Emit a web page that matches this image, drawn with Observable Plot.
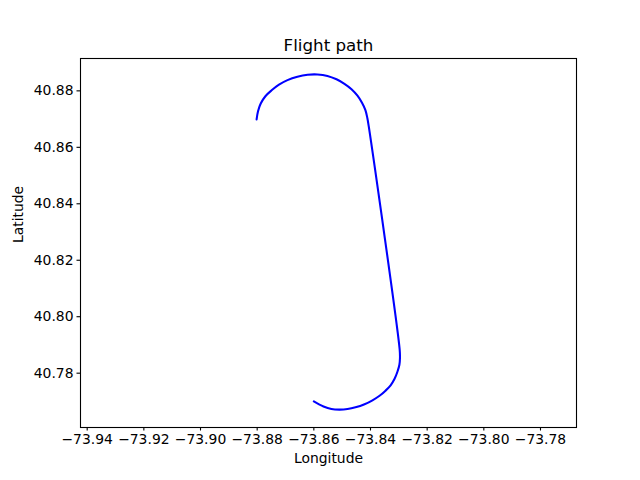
<!DOCTYPE html>
<html>
<head>
<meta charset="utf-8">
<script src="https://cdn.jsdelivr.net/npm/d3@7"></script>
<script src="https://cdn.jsdelivr.net/npm/@observablehq/plot@0.6"></script>
<style>
  html, body { margin: 0; padding: 0; background: #fff; }
  #chart { width: 640px; height: 480px; }
</style>
</head>
<body>
<div id="chart"></div>
<script>
// Flight path waypoints
const lon = [
  -73.8802, -73.8797, -73.8787, -73.8771, -73.8749, -73.8723, -73.8693,
  -73.8658, -73.8622, -73.8587, -73.8552, -73.8520, -73.8492, -73.8467,
  -73.8446, -73.8430, -73.8418, -73.8411, -73.8406,
  -73.8297, -73.8296, -73.8298, -73.8305, -73.8315, -73.8329, -73.8347,
  -73.8368, -73.8393, -73.8421, -73.8453, -73.8481, -73.8509, -73.8538,
  -73.8566, -73.8600
];
const lat = [
  40.8699, 40.8728, 40.8756, 40.8781, 40.8802, 40.8822, 40.8838,
  40.8850, 40.8857, 40.8858, 40.8853, 40.8841, 40.8825, 40.8806,
  40.8783, 40.8758, 40.8732, 40.8703, 40.8673,
  40.7883, 40.7854, 40.7830, 40.7805, 40.7780, 40.7757, 40.7738,
  40.7720, 40.7704, 40.7690, 40.7679, 40.7673, 40.7671, 40.7673,
  40.7682, 40.7700
];
const xTicks = [-73.94, -73.92, -73.90, -73.88, -73.86, -73.84, -73.82, -73.80, -73.78];
const yTicks = [40.78, 40.80, 40.82, 40.84, 40.86, 40.88];
const xDomain = [-73.94236, -73.76729];
const yDomain = [40.76076, 40.89146];
const titleText = "Flight path";
const xLabel = "Longitude";
const yLabel = "Latitude";

const path = lon.map((x, i) => ({lon: x, lat: lat[i]}));
const fmt = d3.format(".2f");

const chart = Plot.plot({
  width: 640,
  height: 480,
  marginLeft: 80,
  marginRight: 64,
  marginTop: 58,
  marginBottom: 53,
  style: {fontFamily: "DejaVu Sans", fontSize: "13.9px", color: "black", background: "white", overflow: "visible"},
  x: {domain: xDomain},
  y: {domain: yDomain},
  marks: [
    Plot.line(path, {x: "lon", y: "lat", stroke: "#0000ff", strokeWidth: 2.08, curve: "catmull-rom"}),
    Plot.frame({stroke: "black", strokeWidth: 1.1}),
    Plot.axisX({ticks: xTicks, tickFormat: fmt, tickSize: 3.5, tickPadding: 3.5, label: null, strokeWidth: 1.1, fontSize: 13.9}),
    Plot.axisY({ticks: yTicks, tickFormat: fmt, tickSize: 3.5, tickPadding: 3.5, label: null, strokeWidth: 1.1, fontSize: 13.9}),
    Plot.text([titleText], {text: d => d, frameAnchor: "top", dy: -8, lineAnchor: "bottom", fontSize: 16.7}),
    Plot.text([xLabel], {text: d => d, frameAnchor: "bottom", dy: 35, fontSize: 13.9}),
    Plot.text([yLabel], {text: d => d, frameAnchor: "left", dx: -62, rotate: -90, fontSize: 13.9})
  ]
});
document.getElementById("chart").appendChild(chart);
</script>
</body>
</html>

_Given task:_
Without the pictures, transcribe the listing above exactly.

_Expected answer:_
Emit a web page that matches this image, drawn with Observable Plot.
<!DOCTYPE html>
<html>
<head>
<meta charset="utf-8">
<script src="https://cdn.jsdelivr.net/npm/d3@7"></script>
<script src="https://cdn.jsdelivr.net/npm/@observablehq/plot@0.6"></script>
<style>
  html, body { margin: 0; padding: 0; background: #fff; }
  #chart { width: 640px; height: 480px; }
</style>
</head>
<body>
<div id="chart"></div>
<script>
// Flight path waypoints
const lon = [
  -73.8802, -73.8797, -73.8787, -73.8771, -73.8749, -73.8723, -73.8693,
  -73.8658, -73.8622, -73.8587, -73.8552, -73.8520, -73.8492, -73.8467,
  -73.8446, -73.8430, -73.8418, -73.8411, -73.8406,
  -73.8297, -73.8296, -73.8298, -73.8305, -73.8315, -73.8329, -73.8347,
  -73.8368, -73.8393, -73.8421, -73.8453, -73.8481, -73.8509, -73.8538,
  -73.8566, -73.8600
];
const lat = [
  40.8699, 40.8728, 40.8756, 40.8781, 40.8802, 40.8822, 40.8838,
  40.8850, 40.8857, 40.8858, 40.8853, 40.8841, 40.8825, 40.8806,
  40.8783, 40.8758, 40.8732, 40.8703, 40.8673,
  40.7883, 40.7854, 40.7830, 40.7805, 40.7780, 40.7757, 40.7738,
  40.7720, 40.7704, 40.7690, 40.7679, 40.7673, 40.7671, 40.7673,
  40.7682, 40.7700
];
const xTicks = [-73.94, -73.92, -73.90, -73.88, -73.86, -73.84, -73.82, -73.80, -73.78];
const yTicks = [40.78, 40.80, 40.82, 40.84, 40.86, 40.88];
const xDomain = [-73.94236, -73.76729];
const yDomain = [40.76076, 40.89146];
const titleText = "Flight path";
const xLabel = "Longitude";
const yLabel = "Latitude";

const path = lon.map((x, i) => ({lon: x, lat: lat[i]}));
const fmt = d3.format(".2f");

const chart = Plot.plot({
  width: 640,
  height: 480,
  marginLeft: 80,
  marginRight: 64,
  marginTop: 58,
  marginBottom: 53,
  style: {fontFamily: "DejaVu Sans", fontSize: "13.9px", color: "black", background: "white", overflow: "visible"},
  x: {domain: xDomain},
  y: {domain: yDomain},
  marks: [
    Plot.line(path, {x: "lon", y: "lat", stroke: "#0000ff", strokeWidth: 2.08, curve: "catmull-rom"}),
    Plot.frame({stroke: "black", strokeWidth: 1.1}),
    Plot.axisX({ticks: xTicks, tickFormat: fmt, tickSize: 3.5, tickPadding: 3.5, label: null, strokeWidth: 1.1, fontSize: 13.9}),
    Plot.axisY({ticks: yTicks, tickFormat: fmt, tickSize: 3.5, tickPadding: 3.5, label: null, strokeWidth: 1.1, fontSize: 13.9}),
    Plot.text([titleText], {text: d => d, frameAnchor: "top", dy: -8, lineAnchor: "bottom", fontSize: 16.7}),
    Plot.text([xLabel], {text: d => d, frameAnchor: "bottom", dy: 35, fontSize: 13.9}),
    Plot.text([yLabel], {text: d => d, frameAnchor: "left", dx: -62, rotate: -90, fontSize: 13.9})
  ]
});
document.getElementById("chart").appendChild(chart);
</script>
</body>
</html>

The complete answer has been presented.